> _What to work on_: Quote the whole listing exactly. Leave the pictures out of your copy.

> _Information provided_:
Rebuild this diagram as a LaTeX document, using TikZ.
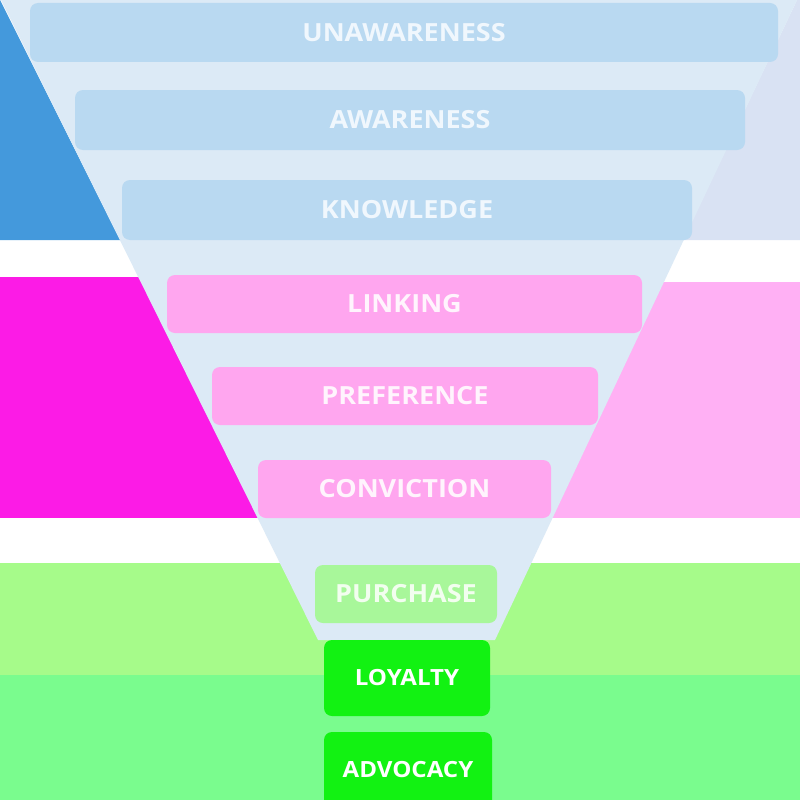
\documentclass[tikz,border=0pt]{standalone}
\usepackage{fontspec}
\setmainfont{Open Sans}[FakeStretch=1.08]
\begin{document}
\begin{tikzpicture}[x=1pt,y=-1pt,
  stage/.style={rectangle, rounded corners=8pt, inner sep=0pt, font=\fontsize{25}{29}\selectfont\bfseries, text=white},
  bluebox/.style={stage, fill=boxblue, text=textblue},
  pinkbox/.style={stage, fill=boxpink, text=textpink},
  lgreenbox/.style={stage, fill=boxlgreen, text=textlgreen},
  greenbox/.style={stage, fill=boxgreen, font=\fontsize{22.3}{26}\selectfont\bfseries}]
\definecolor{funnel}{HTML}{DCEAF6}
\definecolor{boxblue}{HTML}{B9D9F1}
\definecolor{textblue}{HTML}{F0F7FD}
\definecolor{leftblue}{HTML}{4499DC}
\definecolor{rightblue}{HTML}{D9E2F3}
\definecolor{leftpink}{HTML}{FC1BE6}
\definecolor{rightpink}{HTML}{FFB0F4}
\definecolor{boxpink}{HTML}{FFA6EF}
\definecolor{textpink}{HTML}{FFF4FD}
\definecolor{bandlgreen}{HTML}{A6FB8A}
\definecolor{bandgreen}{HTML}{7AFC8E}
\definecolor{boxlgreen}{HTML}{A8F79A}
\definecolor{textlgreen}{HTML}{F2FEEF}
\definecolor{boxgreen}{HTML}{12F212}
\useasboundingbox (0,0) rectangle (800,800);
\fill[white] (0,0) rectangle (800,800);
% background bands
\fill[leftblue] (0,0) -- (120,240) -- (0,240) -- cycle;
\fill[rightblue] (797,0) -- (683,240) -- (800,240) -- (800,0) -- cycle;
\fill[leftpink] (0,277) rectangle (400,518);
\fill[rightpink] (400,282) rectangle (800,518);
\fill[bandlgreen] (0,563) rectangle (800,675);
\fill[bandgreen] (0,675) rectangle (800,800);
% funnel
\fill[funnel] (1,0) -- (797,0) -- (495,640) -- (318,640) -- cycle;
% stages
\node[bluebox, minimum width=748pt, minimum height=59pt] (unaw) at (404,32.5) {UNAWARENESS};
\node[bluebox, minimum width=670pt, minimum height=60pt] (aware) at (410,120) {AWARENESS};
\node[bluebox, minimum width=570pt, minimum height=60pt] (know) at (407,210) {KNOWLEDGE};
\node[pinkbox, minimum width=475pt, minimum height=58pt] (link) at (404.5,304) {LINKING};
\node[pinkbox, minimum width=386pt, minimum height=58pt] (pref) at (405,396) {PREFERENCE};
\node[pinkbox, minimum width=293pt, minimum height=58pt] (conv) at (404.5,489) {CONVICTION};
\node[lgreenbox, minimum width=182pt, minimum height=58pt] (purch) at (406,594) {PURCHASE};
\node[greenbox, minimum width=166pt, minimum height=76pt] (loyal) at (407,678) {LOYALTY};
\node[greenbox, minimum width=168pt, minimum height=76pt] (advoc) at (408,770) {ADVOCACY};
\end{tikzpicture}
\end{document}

> _Complete output_:
Rebuild this diagram as a LaTeX document, using TikZ.
\documentclass[tikz,border=0pt]{standalone}
\usepackage{fontspec}
\setmainfont{Open Sans}[FakeStretch=1.08]
\begin{document}
\begin{tikzpicture}[x=1pt,y=-1pt,
  stage/.style={rectangle, rounded corners=8pt, inner sep=0pt, font=\fontsize{25}{29}\selectfont\bfseries, text=white},
  bluebox/.style={stage, fill=boxblue, text=textblue},
  pinkbox/.style={stage, fill=boxpink, text=textpink},
  lgreenbox/.style={stage, fill=boxlgreen, text=textlgreen},
  greenbox/.style={stage, fill=boxgreen, font=\fontsize{22.3}{26}\selectfont\bfseries}]
\definecolor{funnel}{HTML}{DCEAF6}
\definecolor{boxblue}{HTML}{B9D9F1}
\definecolor{textblue}{HTML}{F0F7FD}
\definecolor{leftblue}{HTML}{4499DC}
\definecolor{rightblue}{HTML}{D9E2F3}
\definecolor{leftpink}{HTML}{FC1BE6}
\definecolor{rightpink}{HTML}{FFB0F4}
\definecolor{boxpink}{HTML}{FFA6EF}
\definecolor{textpink}{HTML}{FFF4FD}
\definecolor{bandlgreen}{HTML}{A6FB8A}
\definecolor{bandgreen}{HTML}{7AFC8E}
\definecolor{boxlgreen}{HTML}{A8F79A}
\definecolor{textlgreen}{HTML}{F2FEEF}
\definecolor{boxgreen}{HTML}{12F212}
\useasboundingbox (0,0) rectangle (800,800);
\fill[white] (0,0) rectangle (800,800);
% background bands
\fill[leftblue] (0,0) -- (120,240) -- (0,240) -- cycle;
\fill[rightblue] (797,0) -- (683,240) -- (800,240) -- (800,0) -- cycle;
\fill[leftpink] (0,277) rectangle (400,518);
\fill[rightpink] (400,282) rectangle (800,518);
\fill[bandlgreen] (0,563) rectangle (800,675);
\fill[bandgreen] (0,675) rectangle (800,800);
% funnel
\fill[funnel] (1,0) -- (797,0) -- (495,640) -- (318,640) -- cycle;
% stages
\node[bluebox, minimum width=748pt, minimum height=59pt] (unaw) at (404,32.5) {UNAWARENESS};
\node[bluebox, minimum width=670pt, minimum height=60pt] (aware) at (410,120) {AWARENESS};
\node[bluebox, minimum width=570pt, minimum height=60pt] (know) at (407,210) {KNOWLEDGE};
\node[pinkbox, minimum width=475pt, minimum height=58pt] (link) at (404.5,304) {LINKING};
\node[pinkbox, minimum width=386pt, minimum height=58pt] (pref) at (405,396) {PREFERENCE};
\node[pinkbox, minimum width=293pt, minimum height=58pt] (conv) at (404.5,489) {CONVICTION};
\node[lgreenbox, minimum width=182pt, minimum height=58pt] (purch) at (406,594) {PURCHASE};
\node[greenbox, minimum width=166pt, minimum height=76pt] (loyal) at (407,678) {LOYALTY};
\node[greenbox, minimum width=168pt, minimum height=76pt] (advoc) at (408,770) {ADVOCACY};
\end{tikzpicture}
\end{document}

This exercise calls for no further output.